Essentially, the Trump administration chose to set withholding tables that created a short-term political talking point (your paycheck went up!) but that are likely to make people less happy over the medium term (your refund shrank!).
The term “behavioral economics,” for the study of psychological dimensions of how people make economic decisions, had not yet come into use when the United States introduced tax withholding during World War II. But the creators of that system showed keen intuition about behavioral economics lessons that would become more formalized decades later.

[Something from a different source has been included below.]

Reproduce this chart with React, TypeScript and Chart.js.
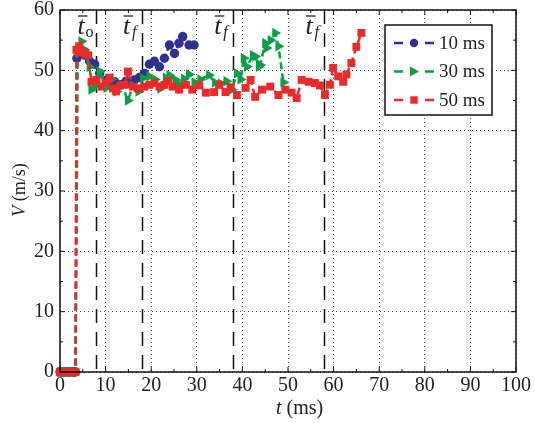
import React, { useEffect, useRef } from "react";
import { Chart, registerables } from "chart.js";

Chart.register(...registerables);

// ---- data ----
const seriesNames = ["10 ms", "30 ms", "50 ms"];

const blueT = [0, 0.5, 1, 1.5, 2, 2.5, 3, 3.4, 3.7, 4.5, 5.5, 6.5, 7.6, 8.7, 10.2, 11.1, 12, 13.4, 14.5, 15.5, 16.3, 17.4, 18.5, 19.6, 20.7, 21.8, 22.9, 24, 25.1, 26.1, 26.9, 28.3, 29.4];
const blueV = [0, 0, 0, 0, 0, 0, 0, 0, 52, 53, 52.5, 51.5, 51, 49.5, 48.4, 47.8, 48.1, 47.6, 48.2, 47.8, 48.4, 48.8, 49.5, 51, 51.5, 50.6, 52, 54.2, 52.8, 54.5, 55.6, 54.2, 54.2];

const greenT = [0, 0.5, 1, 1.5, 2, 2.5, 3, 3.4, 3.9, 4.7, 5.4, 6.5, 6.9, 7.6, 8.7, 10.2, 11.3, 12.4, 13.6, 14.9, 16, 17.2, 18.2, 19.6, 20.8, 22, 23.2, 24, 25.4, 26.1, 27.2, 28.3, 29.5, 30.8, 32.7, 34, 35.3, 36.5, 37.7, 38.8, 39.6, 40.3, 41, 42.3, 42.8, 43.6, 43.9, 45, 45.3, 46.2, 47.2, 47.9, 49];
const greenV = [0, 0, 0, 0, 0, 0, 0, 0, 53, 54.8, 53.4, 50.6, 46.8, 47.3, 49.8, 47.1, 48.5, 46.5, 47.5, 45, 47.5, 46.5, 48.7, 49, 48.5, 47, 48.8, 49.2, 48.4, 47.6, 48.6, 49.3, 48, 48.5, 49.2, 48, 47.8, 48.2, 46.8, 49.5, 48.5, 52, 50.6, 52.5, 52.3, 50.6, 50.9, 54.5, 53.7, 55, 56.2, 54, 48];

const redT = [0, 0.5, 1, 1.5, 2, 2.5, 3, 3.4, 3.6, 4.2, 4.8, 5.5, 6.2, 6.9, 8, 9.1, 10, 10.9, 11.6, 12.3, 13.2, 14.2, 14.9, 16, 17, 18.5, 19.6, 20.7, 21.8, 22.9, 23.8, 24.7, 26.1, 27.6, 29, 30.5, 32, 33.8, 34.9, 36.3, 37.4, 38.8, 40.7, 41.8, 42.8, 44.3, 46.1, 47.9, 49.4, 50.8, 51.9, 53, 54.5, 55.9, 57, 58.1, 59.2, 59.9, 61, 62.1, 62.8, 63.9, 65, 66.1];
const redV = [0, 0, 0, 0, 0, 0, 0, 0, 53.4, 54, 53, 52.8, 52.5, 48.1, 48.4, 47.3, 48, 48.8, 47, 46.5, 47.5, 47.6, 49.8, 47.3, 47, 47.3, 47.6, 47.9, 47.3, 47.6, 48.2, 47.3, 46.8, 47.6, 46.8, 47.5, 46.3, 46.4, 47.6, 46.4, 47.2, 45.9, 47.1, 48.4, 45.6, 46.8, 47.3, 45.9, 46.8, 46.3, 45.4, 48.4, 48.1, 47.9, 47.5, 45.9, 47.6, 50.4, 49, 48.1, 49.3, 51.2, 53.9, 56.2];

const xTicks = [0, 10, 20, 30, 40, 50, 60, 70, 80, 90, 100];
const yTicks = [0, 10, 20, 30, 40, 50, 60];
const vlineTimes = [8, 18, 38, 58];
const vlineSubs = ["o", "f", "f", "f"];

const BLUE = "#2E3192";
const GREEN = "#0A9F47";
const RED = "#EC2A2A";
const SERIF = '"Liberation Serif", "Times New Roman", Times, serif';

function pts(t: number[], v: number[]) {
  return t.map((x, i) => ({ x, y: v[i] }));
}

const overlay = {
  id: "overlay",
  beforeDatasetsDraw(chart: any) {
    const { ctx, chartArea: a, scales } = chart;
    const xs = scales.x;
    ctx.save();
    ctx.strokeStyle = "#111";
    ctx.lineWidth = 1.5;
    ctx.setLineDash([14, 9]);
    vlineTimes.forEach((t) => {
      const px = Math.round(xs.getPixelForValue(t)) + 0.5;
      ctx.beginPath();
      ctx.moveTo(px, a.top);
      ctx.lineTo(px, a.bottom);
      ctx.stroke();
    });
    ctx.restore();
  },
  afterDatasetsDraw(chart: any) {
    const { ctx, chartArea: a, scales } = chart;
    const xs = scales.x;
    const ys = scales.y;
    ctx.save();
    ctx.setLineDash([]);
    ctx.strokeStyle = "#111";
    ctx.lineWidth = 1.5;
    ctx.strokeRect(a.left, a.top, a.right - a.left, a.bottom - a.top);
    ctx.lineWidth = 1;
    for (let t = 0; t <= 100; t += 5) {
      const px = xs.getPixelForValue(t);
      const len = t % 10 === 0 ? 5 : 3;
      ctx.beginPath();
      ctx.moveTo(px, a.bottom);
      ctx.lineTo(px, a.bottom - len);
      ctx.moveTo(px, a.top);
      ctx.lineTo(px, a.top + len);
      ctx.stroke();
    }
    for (let v = 0; v <= 60; v += 5) {
      const py = ys.getPixelForValue(v);
      const len = v % 10 === 0 ? 5 : 3;
      ctx.beginPath();
      ctx.moveTo(a.left, py);
      ctx.lineTo(a.left + len, py);
      ctx.moveTo(a.right, py);
      ctx.lineTo(a.right - len, py);
      ctx.stroke();
    }
    ctx.fillStyle = "#222";
    ctx.textBaseline = "alphabetic";
    ctx.textAlign = "left";
    vlineTimes.forEach((t, i) => {
      const px = xs.getPixelForValue(t) - 19;
      ctx.font = `italic 26px ${SERIF}`;
      ctx.fillText("t", px, a.top + 24);
      ctx.beginPath();
      ctx.lineWidth = 1.2;
      ctx.moveTo(px + 0.5, a.top + 6);
      ctx.lineTo(px + 10, a.top + 6);
      ctx.stroke();
      if (vlineSubs[i] === "o") {
        ctx.font = `16px ${SERIF}`;
        ctx.fillText("o", px + 8, a.top + 27);
      } else {
        ctx.font = `italic 16px ${SERIF}`;
        ctx.fillText("f", px + 9, a.top + 27);
      }
    });
    const lx = a.right - 131;
    const ly = a.top + 15;
    const lw = 107;
    const lh = 90;
    ctx.fillStyle = "#fff";
    ctx.fillRect(lx, ly, lw, lh);
    ctx.strokeStyle = "#111";
    ctx.lineWidth = 1.5;
    ctx.strokeRect(lx, ly, lw, lh);
    const colors = [BLUE, GREEN, RED];
    const styles = ["circle", "triangle", "rect"];
    seriesNames.forEach((name, i) => {
      const cy = ly + 18 + i * 28.5;
      ctx.strokeStyle = colors[i];
      ctx.fillStyle = colors[i];
      ctx.lineWidth = 2.5;
      ctx.setLineDash([]);
      ctx.beginPath();
      ctx.moveTo(lx + 9, cy);
      ctx.lineTo(lx + 18, cy);
      ctx.moveTo(lx + 40, cy);
      ctx.lineTo(lx + 49, cy);
      ctx.stroke();
      const mx = lx + 29;
      ctx.beginPath();
      if (styles[i] === "circle") {
        ctx.arc(mx, cy, 4.2, 0, Math.PI * 2);
      } else if (styles[i] === "triangle") {
        ctx.moveTo(mx - 4, cy - 5);
        ctx.lineTo(mx + 5, cy);
        ctx.lineTo(mx - 4, cy + 5);
        ctx.closePath();
      } else {
        ctx.rect(mx - 3.7, cy - 3.7, 7.4, 7.4);
      }
      ctx.fill();
      ctx.fillStyle = "#222";
      ctx.font = `19px ${SERIF}`;
      ctx.textBaseline = "middle";
      ctx.fillText(name, lx + 54, cy + 1);
    });
    ctx.fillStyle = "#222";
    ctx.textBaseline = "middle";
    ctx.font = `italic 20px ${SERIF}`;
    const tx = (a.left + a.right) / 2 - 12;
    const ty = a.bottom + 37;
    ctx.textAlign = "left";
    ctx.fillText("t", tx, ty);
    const tw = ctx.measureText("t").width;
    ctx.font = `20px ${SERIF}`;
    ctx.fillText(" (ms)", tx + tw, ty);
    ctx.save();
    ctx.translate(20, (a.top + a.bottom) / 2 - 1);
    ctx.rotate(-Math.PI / 2);
    ctx.font = `italic 18px ${SERIF}`;
    const full1 = ctx.measureText("V").width;
    ctx.font = `18px ${SERIF}`;
    const full2 = ctx.measureText(" (m/s)").width;
    const start = -(full1 + full2) / 2;
    ctx.font = `italic 18px ${SERIF}`;
    ctx.fillText("V", start, 0);
    ctx.font = `18px ${SERIF}`;
    ctx.fillText(" (m/s)", start + full1, 0);
    ctx.restore();
    ctx.restore();
  },
};

export default function App() {
  const ref = useRef<HTMLCanvasElement>(null);
  useEffect(() => {
    document.body.style.margin = "0";
    const canvas = ref.current!;
    const mk = (label: string, t: number[], v: number[], color: string, style: string, radius: number, order: number, rotation = 0) => ({
      label,
      data: pts(t, v),
      showLine: true,
      borderColor: color,
      backgroundColor: color,
      borderWidth: 2.5,
      borderDash: [7, 4],
      pointStyle: style,
      pointRadius: radius,
      pointRotation: rotation,
      pointBorderWidth: 0,
      pointBackgroundColor: color,
      clip: 8,
      order,
    });
    const chart = new Chart(canvas, {
      type: "scatter",
      data: {
        datasets: [
          mk(seriesNames[2], redT, redV, RED, "rect", 5.6, 0),
          mk(seriesNames[1], greenT, greenV, GREEN, "triangle", 6, 1, 90),
          mk(seriesNames[0], blueT, blueV, BLUE, "circle", 4.7, 2),
        ] as any,
      },
      options: {
        responsive: false,
        animation: false,
        devicePixelRatio: 1,
        layout: { padding: { left: 0, right: 16, top: 10, bottom: 0 } },
        plugins: { legend: { display: false }, tooltip: { enabled: false } },
        scales: {
          x: {
            type: "linear",
            min: 0,
            max: 100,
            afterBuildTicks: (s: any) => {
              s.ticks = xTicks.map((value) => ({ value }));
            },
            afterFit: (s: any) => {
              s.height = 51;
            },
            ticks: {
              color: "#222",
              padding: 4,
              font: { family: SERIF, size: 20, lineHeight: 1 },
              maxRotation: 0,
            },
            grid: { color: "#555", lineWidth: 1, drawTicks: false },
            border: { display: false, dash: [1, 3] },
          },
          y: {
            type: "linear",
            min: 0,
            max: 60,
            afterBuildTicks: (s: any) => {
              s.ticks = yTicks.map((value) => ({ value }));
            },
            afterFit: (s: any) => {
              s.width = 60;
              s.paddingTop = 0;
              s.paddingBottom = 0;
            },
            ticks: {
              color: "#222",
              padding: 6,
              font: { family: SERIF, size: 20, lineHeight: 0.5 },
            },
            grid: { color: "#555", lineWidth: 1, drawTicks: false },
            border: { display: false, dash: [1, 3] },
          },
        },
      },
      plugins: [overlay],
    } as any);
    return () => {
      chart.destroy();
    };
  }, []);
  return <canvas ref={ref} width={535} height={423} style={{ display: "block", width: 535, height: 423 }} />;
}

At the time, the government needed to raise a lot of money fast for the war effort. If it had simply increased tax rates and expected everyone to write the government a large check at the start of the ensuing year, there would have been popular outrage.
But by compelling employers to deduct taxes from each paycheck as prepayment, the pain of filing taxes could be turned on its head. When most people end up receiving a refund from the government when they file their taxes, it becomes an occasion on which they receive a large lump sum, a form of forced, zero-interest savings.
In the language of behavioral economics, this reflects the “prospect theory value function,” in which receiving a large check from the government at tax time is very pleasurable, and writing a large check to the government very painful. But a modest reduction to each paycheck is hardly painful at all.
As governor of California in the late 1960s, Ronald Reagan understood this, and resisted introducing a system of withholding state income taxes. “Taxes should hurt,” he said, in opposing proposals that he believed would make the paying of taxes less noticeable — and therefore less painful.
His view was that anti-tax sentiment would be stronger if paying taxes meant actively writing a check to the government every year. (Eventually, in a 1971 budget crisis, he relented.)
So the anger of people faced with smaller refunds or new tax liabilities may prove damaging to President Trump and Republicans in Congress who face voters next year. But if Reagan’s intuition was correct, over time it may make those voters more hostile to taxes — a win in the long run for anti-tax conservatives.